Le banche sono uno strumento essenziale per l’economia reale. La nostra è pertanto una sfida di responsabilità per il ruolo strategico in campo economico e monetario che l’Europa ha affidato loro: essere strumento della ripresa economica, immettendo nuova liquidità in un mercato asfittico, fornendo alle imprese e alle famiglie l’ossigeno necessario a superare il momento di difficoltà che attraversiamo. Per questo, la BCE e L’Unione, hanno scelto di aiutare il sistema bancario privato, anziché i governi degli Stati sovrani. Questo compito è stato disatteso: tra dicembre e febbraio,  la BCE ha destinato 255 miliardi alle banche italiane a un tasso agevolato dell’1%, ma i prestiti a famiglie e imprese anziché aumentare sono diminuiti in Italia di quasi 35 miliardi di euro.

Al contrario, nei primi sei mesi del 2012 l’acquisto dei titoli di Stato da parte delle banche italiane ha subito un vero e proprio boom: + 93 miliardi. Alla luce dei rendimenti dei titoli nello stesso periodo di tempo, si è trattato di una speculazione con margini di profitto fino a sei volte superiori all’investimento iniziale. Una speculazione anche politica, perché naturalmente lo spread è sceso e il Governo Monti ha potuto rivendicare il risultato di fronte all’opinione pubblica. 

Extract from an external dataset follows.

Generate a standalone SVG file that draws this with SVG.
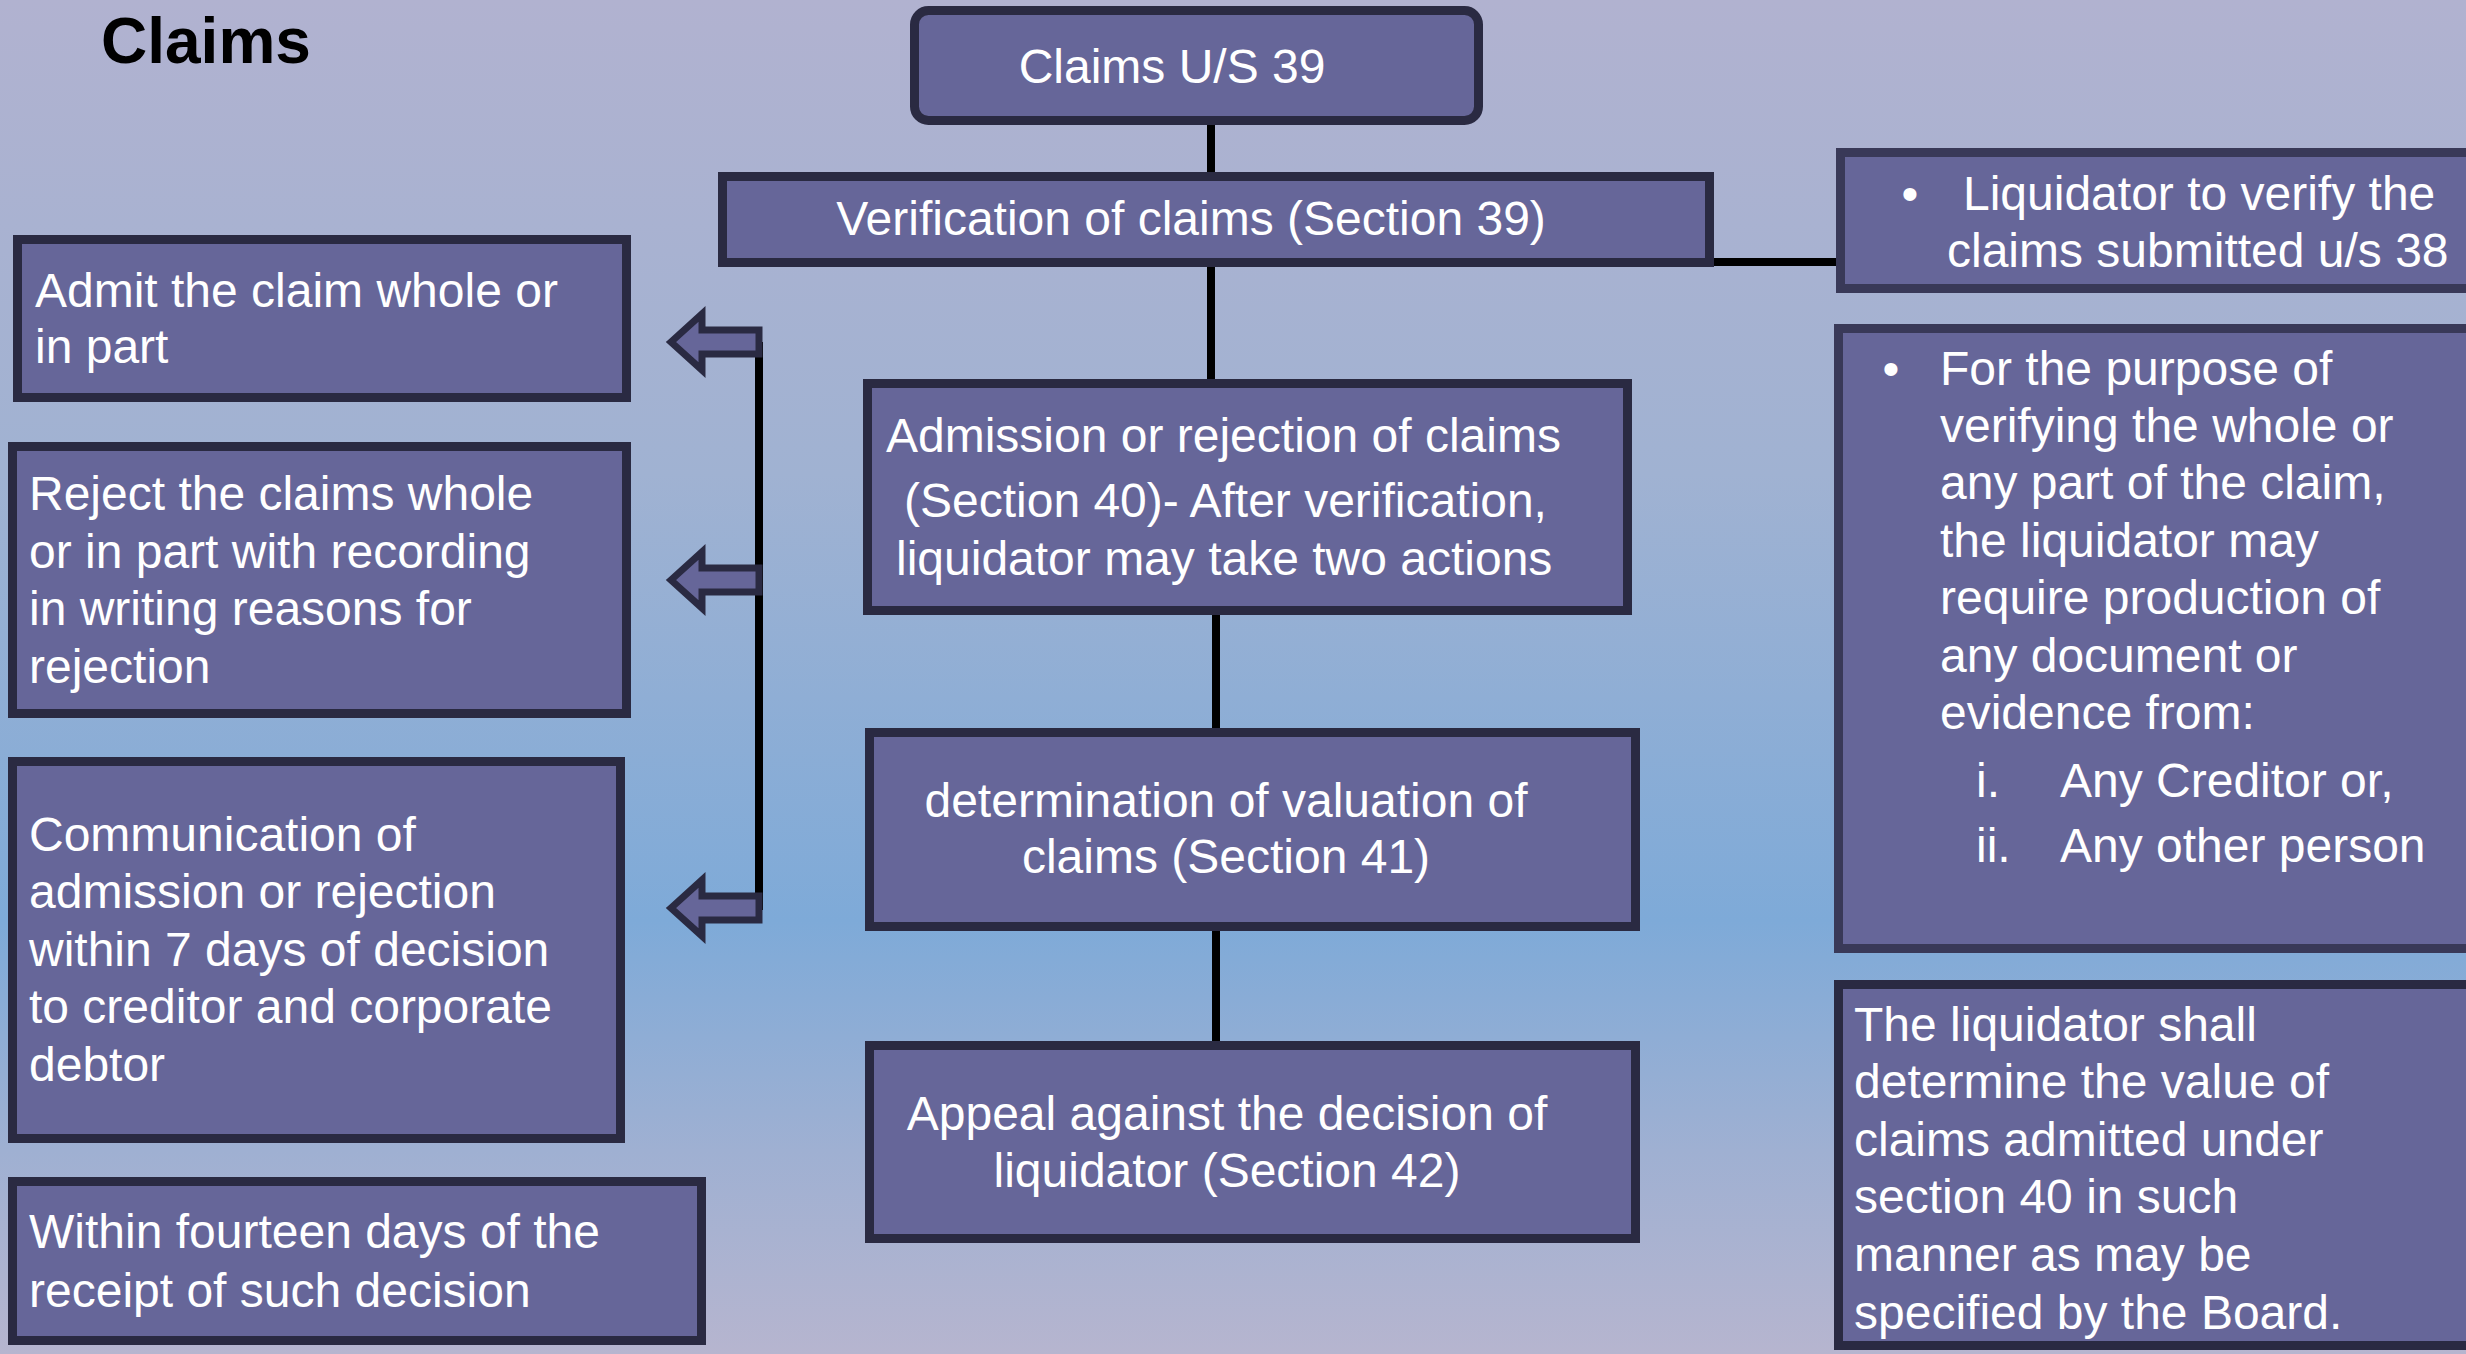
<svg xmlns="http://www.w3.org/2000/svg" width="2466" height="1354" viewBox="0 0 2466 1354">
  <defs>
    <linearGradient id="bg" x1="0" y1="0" x2="0" y2="1">
      <stop offset="0" stop-color="#b1b2d0"/>
      <stop offset="0.35" stop-color="#a0b2d2"/>
      <stop offset="0.68" stop-color="#7eaad8"/>
      <stop offset="0.85" stop-color="#9fb0d2"/>
      <stop offset="1" stop-color="#b6b5cf"/>
    </linearGradient>
    <!-- left-pointing block arrow, tip at origin's left, centred vertically on y=0 -->
    <path id="blockArrow" d="M671,0 L702,-28 L702,-12 L759,-12 L759,12 L702,12 L702,28 Z"/>
  </defs>
  <style>
    .box { fill: #666699; stroke: #2a2a42; stroke-width: 9; }
    .box2 { fill: #666699; stroke: #393958; stroke-width: 9; }
    .t { font-family: "Liberation Sans", Arial, sans-serif; font-size: 48px; fill: #ffffff; }
    .c { text-anchor: middle; }
    .title { font-family: "Liberation Sans", Arial, sans-serif; font-size: 64px; font-weight: bold; fill: #000000; }
    .link { stroke: #000000; stroke-width: 8; fill: none; }
    .arrow { fill: #666699; stroke: #2a2a42; stroke-width: 7; stroke-linejoin: miter; }
  </style>

  <rect x="0" y="0" width="2466" height="1354" fill="url(#bg)"/>

  <text class="title" x="101" y="63">Claims</text>

  <!-- connectors -->
  <g id="connectors">
    <line class="link" x1="1211" y1="124" x2="1211" y2="173"/>
    <line class="link" x1="1211" y1="266" x2="1211" y2="380"/>
    <line class="link" x1="1216" y1="614" x2="1216" y2="729"/>
    <line class="link" x1="1216" y1="930" x2="1216" y2="1042"/>
    <line class="link" x1="1713" y1="262" x2="1837" y2="262"/>
    <line class="link" x1="759" y1="342" x2="759" y2="910"/>
    <use href="#blockArrow" class="arrow" transform="translate(0,342)"/>
    <use href="#blockArrow" class="arrow" transform="translate(0,580)"/>
    <use href="#blockArrow" class="arrow" transform="translate(0,908)"/>
  </g>

  <!-- centre column -->
  <g id="node-claims-us39">
    <rect class="box" x="914.5" y="10.5" width="564" height="110" rx="14"/>
    <text class="t c" x="1172" y="83">Claims U/S 39</text>
  </g>
  <g id="node-verification">
    <rect class="box" x="722.5" y="176.5" width="987" height="86"/>
    <text class="t c" x="1191" y="235">Verification of claims (Section 39)</text>
  </g>
  <g id="node-admission">
    <rect class="box" x="867.5" y="383.5" width="760" height="227"/>
    <text class="t" x="886" y="452">Admission or rejection of claims</text>
    <text class="t" x="904" y="517">(Section 40)- After verification,</text>
    <text class="t" x="896" y="575">liquidator may take two actions</text>
  </g>
  <g id="node-determination">
    <rect class="box" x="869.5" y="732.5" width="766" height="194"/>
    <text class="t c" x="1226" y="817">determination of valuation of</text>
    <text class="t c" x="1226" y="873">claims (Section 41)</text>
  </g>
  <g id="node-appeal">
    <rect class="box" x="869.5" y="1045.5" width="766" height="193"/>
    <text class="t c" x="1227" y="1130">Appeal against the decision of</text>
    <text class="t c" x="1227" y="1187">liquidator (Section 42)</text>
  </g>

  <!-- left column -->
  <g id="node-admit">
    <rect class="box" x="17.5" y="239.5" width="609" height="158"/>
    <text class="t" x="35" y="307">Admit the claim whole or</text>
    <text class="t" x="35" y="363">in part</text>
  </g>
  <g id="node-reject">
    <rect class="box" x="12.5" y="446.5" width="614" height="267"/>
    <text class="t" x="29" y="510">Reject the claims whole</text>
    <text class="t" x="29" y="568">or in part with recording</text>
    <text class="t" x="29" y="625">in writing reasons for</text>
    <text class="t" x="29" y="683">rejection</text>
  </g>
  <g id="node-communication">
    <rect class="box" x="12.5" y="761.5" width="608" height="377"/>
    <text class="t" x="29" y="851">Communication of</text>
    <text class="t" x="29" y="908">admission or rejection</text>
    <text class="t" x="29" y="966">within 7 days of decision</text>
    <text class="t" x="29" y="1023">to creditor and corporate</text>
    <text class="t" x="29" y="1081">debtor</text>
  </g>
  <g id="node-within">
    <rect class="box" x="12.5" y="1181.5" width="689" height="159"/>
    <text class="t" x="29" y="1248">Within fourteen days of the</text>
    <text class="t" x="29" y="1307">receipt of such decision</text>
  </g>

  <!-- right column -->
  <g id="node-verify-note">
    <rect class="box2" x="1840.5" y="152.5" width="700" height="136"/>
    <text class="t c" x="1910" y="210">•</text>
    <text class="t" x="1963" y="210">Liquidator to verify the</text>
    <text class="t" x="1947" y="267">claims submitted u/s 38</text>
  </g>
  <g id="node-evidence-note">
    <rect class="box2" x="1838.5" y="328.5" width="700" height="620"/>
    <text class="t c" x="1891" y="385">•</text>
    <text class="t" x="1940" y="385">For the purpose of</text>
    <text class="t" x="1940" y="442">verifying the whole or</text>
    <text class="t" x="1940" y="499">any part of the claim,</text>
    <text class="t" x="1940" y="557">the liquidator may</text>
    <text class="t" x="1940" y="614">require production of</text>
    <text class="t" x="1940" y="672">any document or</text>
    <text class="t" x="1940" y="729">evidence from:</text>
    <text class="t" x="1976" y="797">i.</text>
    <text class="t" x="2060" y="797">Any Creditor or,</text>
    <text class="t" x="1976" y="862">ii.</text>
    <text class="t" x="2060" y="862">Any other person</text>
  </g>
  <g id="node-valuation-note">
    <rect class="box" x="1838.5" y="984.5" width="700" height="361"/>
    <text class="t" x="1854" y="1041">The liquidator shall</text>
    <text class="t" x="1854" y="1098">determine the value of</text>
    <text class="t" x="1854" y="1156">claims admitted under</text>
    <text class="t" x="1854" y="1213">section 40 in such</text>
    <text class="t" x="1854" y="1271">manner as may be</text>
    <text class="t" x="1854" y="1329">specified by the Board.</text>
  </g>
</svg>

Ancora peggiore, sotto il profilo della credibilità della BCE, è quanto avvenuto in Francia: qui una cospicua fetta dei finanziamenti a tasso agevolato è stata indirizzata nelle società finanziarie di proprietà dei principali gruppi industriali, da questi prontamente convertite in istituti creditizi abilitati alla raccolta dei fondi europei. In tal modo le risorse che gli Stati membri hanno destinato al rilancio dell’economia sono serviti ad amplificare le capacità finanziarie dei pochi gruppi beneficiari (aziende automobilistiche in primis), in evidente aggiramento delle principali norme comunitarie in materia di concorrenza e  contrasto agli aiuti di Stato.

Le scelte:

  • Vigilanza degli Stati e delle istituzioni europee sul rispetto dei patti: è dovere dell’Europa e dell’Italia sincerarsi che i miliardi di euro di prestiti erogati alle banche per ridare liquidità al sistema arrivino alle famiglie e alle imprese, senza fermarsi nelle casse degli istituti di credito che, al contrario, chiudono i rubinetti. E’ altresì necessario che le Istituzioni europee definiscano un disciplinare con le corrette modalità di utilizzo delle risorse comunitarie stanziate a supporto della crescita economica e approntino un credibile sistema sanzionatorio a carico di chi non si attiene alle disposizioni.
  • Varo di una legge che separi le banche d’investimento da quelle commerciali, dividendo  le attività bancarie ordinarie da quelle speculative. Divieto di speculazioni finanziarie e operazioni ad alto rischio con i soldi dei correntisti, dei piccoli risparmiatori, delle imprese e delle famiglie. In un momento di crisi come quello attuale non ci devono essere margini per l’azzardo sulle risorse dei più deboli.
  • Valorizzazione dei Confidi patrimonializzandone adeguatamente i relativi fondi di garanzia e riconoscendo agli stessi il ruolo essenziale di sostegno al sistema imprenditoriale.
  • Patto Stato-Regioni per utilizzare i piani operativi regionali del Fondo sociale europeo in tutte le Regioni per progetti di microcredito, a sostegno delle piccole imprese e dei lavoratori autonomi che hanno difficoltà di accesso al credito bancario.
  • Introduzione di un tetto massimo ai compensi dei manager e di vincoli alla distribuzione dei dividendi per gli istituti di credito che si avvalgono del fondo di garanzia per le banche italiane introdotto nel ‘Salva Italia’.